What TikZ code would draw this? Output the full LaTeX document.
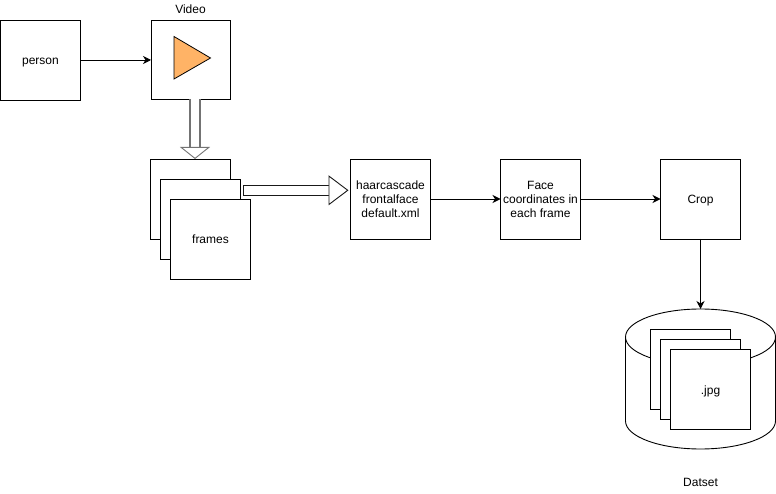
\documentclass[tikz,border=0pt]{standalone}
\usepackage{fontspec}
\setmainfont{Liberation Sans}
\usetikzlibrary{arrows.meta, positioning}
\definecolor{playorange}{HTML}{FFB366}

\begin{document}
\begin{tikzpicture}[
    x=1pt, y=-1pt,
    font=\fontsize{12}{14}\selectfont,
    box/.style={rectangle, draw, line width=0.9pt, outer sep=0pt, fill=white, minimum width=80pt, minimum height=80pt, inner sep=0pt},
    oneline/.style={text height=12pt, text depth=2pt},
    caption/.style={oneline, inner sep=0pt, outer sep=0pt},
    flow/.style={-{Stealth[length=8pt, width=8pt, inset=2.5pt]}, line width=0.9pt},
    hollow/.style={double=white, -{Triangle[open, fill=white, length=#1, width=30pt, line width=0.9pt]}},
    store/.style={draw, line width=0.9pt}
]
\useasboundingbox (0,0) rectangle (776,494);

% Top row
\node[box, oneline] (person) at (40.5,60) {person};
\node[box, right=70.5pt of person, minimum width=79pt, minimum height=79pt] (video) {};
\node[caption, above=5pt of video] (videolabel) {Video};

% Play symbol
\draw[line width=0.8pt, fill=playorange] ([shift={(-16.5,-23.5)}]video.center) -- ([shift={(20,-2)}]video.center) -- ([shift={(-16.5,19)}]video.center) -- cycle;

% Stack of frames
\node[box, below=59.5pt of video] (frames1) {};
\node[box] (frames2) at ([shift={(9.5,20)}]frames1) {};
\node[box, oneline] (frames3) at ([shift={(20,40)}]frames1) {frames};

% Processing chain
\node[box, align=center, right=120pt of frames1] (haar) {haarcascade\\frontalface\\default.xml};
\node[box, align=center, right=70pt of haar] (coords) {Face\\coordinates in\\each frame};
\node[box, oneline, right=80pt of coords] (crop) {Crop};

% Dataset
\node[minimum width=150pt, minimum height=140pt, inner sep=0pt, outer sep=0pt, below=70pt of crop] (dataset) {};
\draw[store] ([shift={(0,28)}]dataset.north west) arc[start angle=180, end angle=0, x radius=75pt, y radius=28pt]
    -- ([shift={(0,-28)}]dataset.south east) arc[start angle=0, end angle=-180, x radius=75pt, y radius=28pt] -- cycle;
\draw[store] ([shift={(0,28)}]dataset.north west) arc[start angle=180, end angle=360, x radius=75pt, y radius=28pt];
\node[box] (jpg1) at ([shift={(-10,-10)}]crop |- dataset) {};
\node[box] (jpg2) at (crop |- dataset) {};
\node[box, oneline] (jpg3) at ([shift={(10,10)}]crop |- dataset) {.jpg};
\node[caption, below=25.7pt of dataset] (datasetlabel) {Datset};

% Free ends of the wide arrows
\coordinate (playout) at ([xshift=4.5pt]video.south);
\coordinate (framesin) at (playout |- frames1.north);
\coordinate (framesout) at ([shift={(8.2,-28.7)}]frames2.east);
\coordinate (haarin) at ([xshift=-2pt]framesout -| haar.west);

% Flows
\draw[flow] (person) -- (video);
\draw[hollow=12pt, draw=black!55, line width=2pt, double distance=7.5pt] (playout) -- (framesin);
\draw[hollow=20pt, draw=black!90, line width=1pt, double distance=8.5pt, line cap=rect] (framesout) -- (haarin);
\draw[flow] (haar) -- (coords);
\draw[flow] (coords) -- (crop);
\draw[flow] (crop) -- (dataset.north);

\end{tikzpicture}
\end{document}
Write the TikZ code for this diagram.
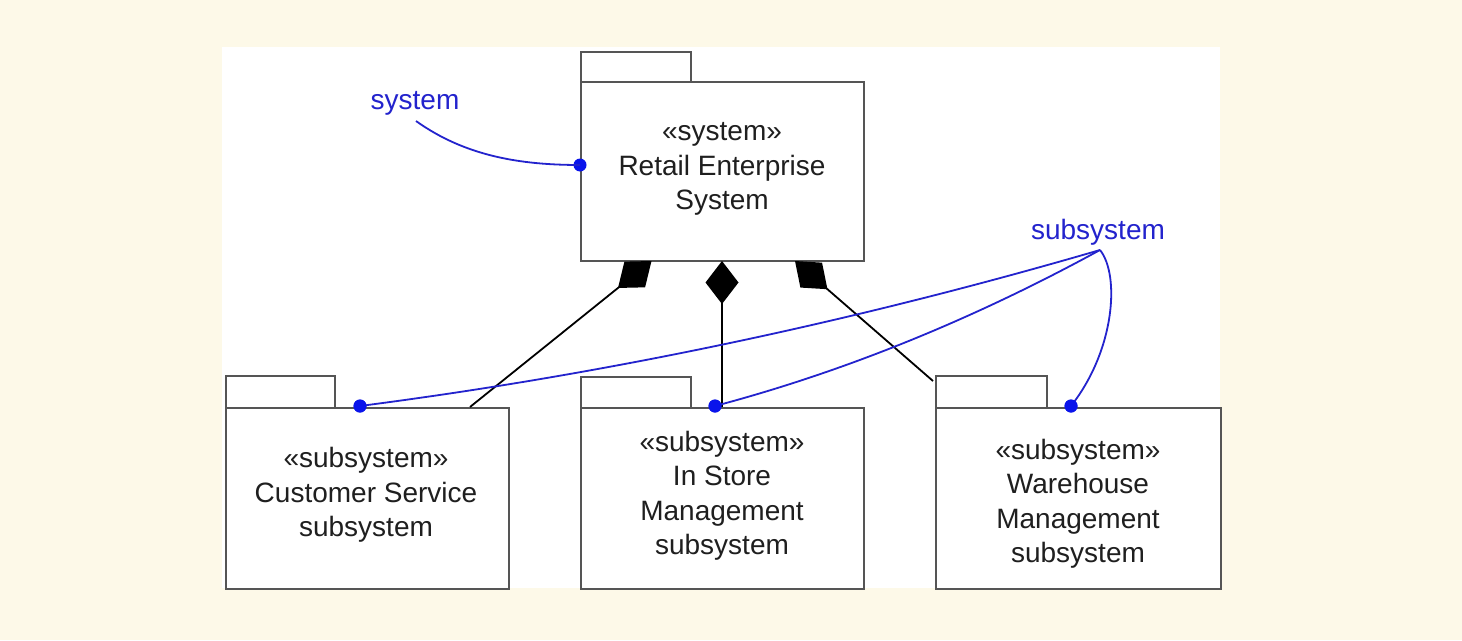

- WHAT NEEDS TO BE DONE -
Exactly restate the lines from the beginning of the data through the line with "oneline, right=80pt of", and no others, keeping pictures out.

- SOLUTION TO THE PROBLEM -
What TikZ code would draw this? Output the full LaTeX document.
\documentclass[tikz,border=0pt]{standalone}
\usepackage{fontspec}
\setmainfont{Liberation Sans}
\usetikzlibrary{arrows.meta, positioning}
\definecolor{playorange}{HTML}{FFB366}

\begin{document}
\begin{tikzpicture}[
    x=1pt, y=-1pt,
    font=\fontsize{12}{14}\selectfont,
    box/.style={rectangle, draw, line width=0.9pt, outer sep=0pt, fill=white, minimum width=80pt, minimum height=80pt, inner sep=0pt},
    oneline/.style={text height=12pt, text depth=2pt},
    caption/.style={oneline, inner sep=0pt, outer sep=0pt},
    flow/.style={-{Stealth[length=8pt, width=8pt, inset=2.5pt]}, line width=0.9pt},
    hollow/.style={double=white, -{Triangle[open, fill=white, length=#1, width=30pt, line width=0.9pt]}},
    store/.style={draw, line width=0.9pt}
]
\useasboundingbox (0,0) rectangle (776,494);

% Top row
\node[box, oneline] (person) at (40.5,60) {person};
\node[box, right=70.5pt of person, minimum width=79pt, minimum height=79pt] (video) {};
\node[caption, above=5pt of video] (videolabel) {Video};

% Play symbol
\draw[line width=0.8pt, fill=playorange] ([shift={(-16.5,-23.5)}]video.center) -- ([shift={(20,-2)}]video.center) -- ([shift={(-16.5,19)}]video.center) -- cycle;

% Stack of frames
\node[box, below=59.5pt of video] (frames1) {};
\node[box] (frames2) at ([shift={(9.5,20)}]frames1) {};
\node[box, oneline] (frames3) at ([shift={(20,40)}]frames1) {frames};

% Processing chain
\node[box, align=center, right=120pt of frames1] (haar) {haarcascade\\frontalface\\default.xml};
\node[box, align=center, right=70pt of haar] (coords) {Face\\coordinates in\\each frame};
\node[box, oneline, right=80pt of coords] (crop) {Crop};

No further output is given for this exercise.